I’m aware of people having been diagnosed with or suspecting that they have post traumatic stress disorder. The worst kind is when it becomes impossible to move on because the threat is still out there or the worst has already happened. It’s always a shadow hanging over your life. What’s the point in doing anything if it’ll get ruined. It’s possible to permanently remain in a state where a person is unable to accept what has happened and that there’s no way of reclaiming what they’ve lost. I think I understand; but I probably don’t.
Thank you for your kind words, for caring, yes you are right , …. trying
@Duke of Marmalade, Yes you understand very well, thank you. The thing is when I stop all these chaotic activities, I fall into my dark well, facing all that cold horrible darkness, feels even worse, unable to be in silence, as silence becomes a huge black choking thing that smothers me, looking at myself then, at where I am at with incredulity. And still aware that I create more darkness for myself as I go…. endless loop.
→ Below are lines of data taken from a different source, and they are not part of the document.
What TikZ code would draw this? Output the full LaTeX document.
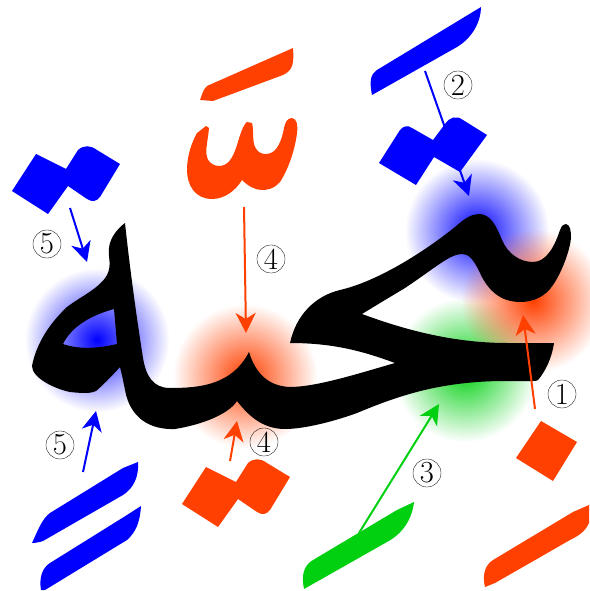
\documentclass[tikz,border=0pt]{standalone}
\usepackage{tikz}
\usetikzlibrary{arrows.meta,fadings}
\definecolor{NqRed}{RGB}{255,64,0}
\definecolor{NqBlue}{RGB}{0,0,255}
\definecolor{NqGreen}{RGB}{0,208,16}
\tikzfading[name=glowfade,inner color=transparent!0,outer color=transparent!100]
\begin{document}
\begin{tikzpicture}[x=0.75pt,y=-0.75pt,>={Stealth[length=15pt,width=15pt,inset=4.5pt]},
  glow/.style={path fading=glowfade},
  lead/.style={->,line width=1.5pt},
  numlabel/.style={circle,draw,line width=0.25pt,minimum size=21pt,inner sep=0pt,font=\fontsize{23}{26}\selectfont}]
\useasboundingbox (0,0) rectangle (589,591);
\coordinate (gb1) at (97,340);\coordinate (gb2) at (477,231);\coordinate (gr1) at (245,376);
\coordinate (gr2) at (533,301);\coordinate (gg) at (465,370);
\fill[glow,NqBlue] (gb1) circle (72);\fill[glow,NqBlue] (gb2) circle (72);
\fill[glow,NqGreen] (gg) circle (72);
\fill[glow,NqRed] (gr1) circle (72);\fill[glow,NqRed] (gr2) circle (72);
\fill[black,even odd rule] (125,223) .. controls (130,270) and (137,320) .. (143,358) .. controls (146,376) and (153,388) .. (170,388)
  .. controls (200,388) and (232,385) .. (249,352) .. controls (256,375) and (270,387) .. (292,387) .. controls (320,386) and (360,373) .. (395,363)
  .. controls (365,352) and (335,343) .. (290,343) .. controls (296,315) and (315,296) .. (340,290) .. controls (375,282) and (420,255) .. (455,227)
  .. controls (465,218) and (472,214) .. (479,214) .. controls (490,214) and (496,225) .. (502,240) .. controls (508,254) and (520,262) .. (533,262)
  .. controls (547,262) and (555,245) .. (560,230) .. controls (562,225) and (564,224) .. (566,224) .. controls (570,225) and (571,230) .. (571,238)
  .. controls (570,250) and (562,272) .. (553,285) .. controls (545,297) and (533,302) .. (520,302) .. controls (505,302) and (490,295) .. (480,273)
  .. controls (473,258) and (468,254) .. (462,254) .. controls (450,254) and (435,268) .. (405,288) .. controls (390,297) and (375,306) .. (362,314)
  .. controls (400,328) and (450,343) .. (507,343) -- (554,343) .. controls (552,358) and (545,372) .. (538,380) .. controls (537,381) and (535,381) .. (533,381)
  -- (500,381) .. controls (440,382) and (400,395) .. (357,413) .. controls (335,421) and (305,429) .. (285,429) .. controls (262,429) and (248,415) .. (237,401)
  .. controls (228,415) and (200,425) .. (175,429) .. controls (150,430) and (130,418) .. (125,390) .. controls (123,380) and (122,375) .. (120,367)
  .. controls (110,378) and (102,386) .. (96,391) .. controls (90,394) and (80,393) .. (70,392) .. controls (55,389) and (32,378) .. (32,366)
  .. controls (36,345) and (48,325) .. (67,307) .. controls (80,297) and (100,288) .. (107,275) .. controls (112,265) and (108,258) .. (109,248)
  .. controls (110,238) and (117,229) .. (125,223) -- cycle
  (114,309) -- (117,344) .. controls (100,348) and (80,350) .. (63,344) .. controls (70,330) and (85,317) .. (114,309) -- cycle;
\fill[NqRed] (293,48) -- (207,86) .. controls (203,90) and (203,92) .. (200,100) -- (213,101) -- (283,75) .. controls (293,70) and (294,64) .. cycle;
\fill[NqRed] (206,126) -- (209,128) .. controls (208,140) and (205,150) .. (207,157) .. controls (209,164) and (215,166) .. (219,166)
  .. controls (228,166) and (233,158) .. (237,145) .. controls (240,135) and (243,125) .. (247,122) -- (252,123) .. controls (254,130) and (252,140) .. (255,147)
  .. controls (258,153) and (262,154) .. (266,154) .. controls (275,154) and (280,145) .. (283,133) .. controls (285,122) and (287,118) .. (292,118)
  .. controls (297,119) and (298,125) .. (297,133) .. controls (295,150) and (288,170) .. (280,182) .. controls (273,190) and (265,190) .. (262,190)
  .. controls (255,190) and (248,186) .. (242,180) .. controls (236,190) and (225,199) .. (212,199) .. controls (195,199) and (187,185) .. (187,170)
  .. controls (187,155) and (192,142) .. (197,133) -- cycle;
\fill[NqBlue] (12,191) -- (36,154) -- (66,169) -- (78,150) .. controls (84,145) and (90,145) .. (97,150) -- (120,164) -- (100,197) .. controls (96,202) and (92,202) .. (87,199) -- (68,186) -- (48,214) -- cycle;
\fill[NqRed] (182,504) -- (206,467) -- (236,482) -- (248,463) .. controls (254,458) and (260,458) .. (267,463) -- (290,477) -- (270,510) .. controls (266,515) and (262,515) .. (257,512) -- (238,499) -- (218,527) -- cycle;
\fill[NqBlue] (379,163) -- (400,130) .. controls (403,126) and (408,125) .. (412,128) -- (433,140) -- (445,124) .. controls (450,117) and (456,115) .. (463,120) -- (487,135) -- (460,172) -- (434,157) -- (416,185) -- cycle;
\fill[NqRed] (541,421) -- (577,442) -- (553,481) -- (516,458) -- cycle;
\fill[NqBlue] (481,7) -- (377,70) .. controls (371,74) and (369,80) .. (372,95) -- (457,47) .. controls (472,38) and (481,22) .. cycle;
\fill[NqBlue] (138,462) -- (123,468) -- (50,513) .. controls (42,519) and (38,530) .. (32,543) .. controls (36,543) and (40,542) .. (43,541) -- (123,495) .. controls (134,488) and (139,476) .. cycle;
\fill[NqBlue] (141,506) -- (127,515) -- (50,563) .. controls (42,568) and (39,578) .. (41,590) -- (45,590) -- (127,540) .. controls (136,532) and (140,522) .. cycle;
\fill[NqGreen] (414,502) -- (397,510) -- (313,560) .. controls (304,565) and (301,575) .. (304,589) -- (387,542) .. controls (402,534) and (412,520) .. cycle;
\fill[NqRed] (589,505) -- (573,512) -- (493,560) .. controls (485,565) and (482,575) .. (485,587) -- (495,583) -- (570,540) .. controls (578,536) and (585,532) .. (589,523) -- cycle;
\coordinate (as1) at (70,208);\coordinate (ae1) at (87,262);
\coordinate (as2) at (244,207);\coordinate (ae2) at (246,333);
\coordinate (as3) at (83,472);\coordinate (ae3) at (96,411);
\coordinate (as4) at (230,461);\coordinate (ae4) at (237,421);
\coordinate (as5) at (425,71);\coordinate (ae5) at (469,196);
\coordinate (as6) at (535,409);\coordinate (ae6) at (523,315);
\coordinate (as7) at (359,533);\coordinate (ae7) at (439,404);
\draw[lead,NqBlue] (as1)--(ae1);\draw[lead,NqRed] (as2)--(ae2);
\draw[lead,NqBlue] (as3)--(ae3);\draw[lead,NqRed] (as4)--(ae4);
\draw[lead,NqBlue] (as5)--(ae5);\draw[lead,NqRed] (as6)--(ae6);
\draw[lead,NqGreen] (as7)--(ae7);
\node[numlabel] (n1) at (562,394) {1};\node[numlabel] (n2) at (458,85) {2};
\node[numlabel] (n3) at (427,473) {3};\node[numlabel] (n4a) at (271,259) {4};
\node[numlabel] (n4b) at (264,442) {4};\node[numlabel] (n5a) at (47,244) {5};
\node[numlabel] (n5b) at (60,445) {5};
\end{tikzpicture}
\end{document}
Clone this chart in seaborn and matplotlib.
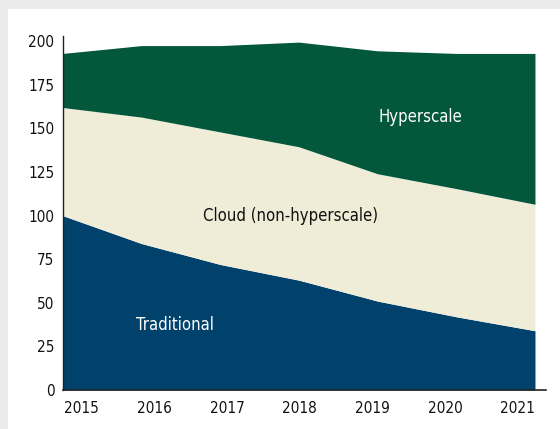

Gotta break the pattern, I know that, just drawn irresistibly to it, and panic and anxiety (excruciating) when trying to do so
I find that if you pretend something isn’t happening and try to become forgetful, it’s not going to work. The only way is to accept it, find people to help you come to terms with your life.
Everyone reacts differently to an experience or situation. Some people go weeks or months without thinking about it. Others have several relapses throughout each day and can’t get over it.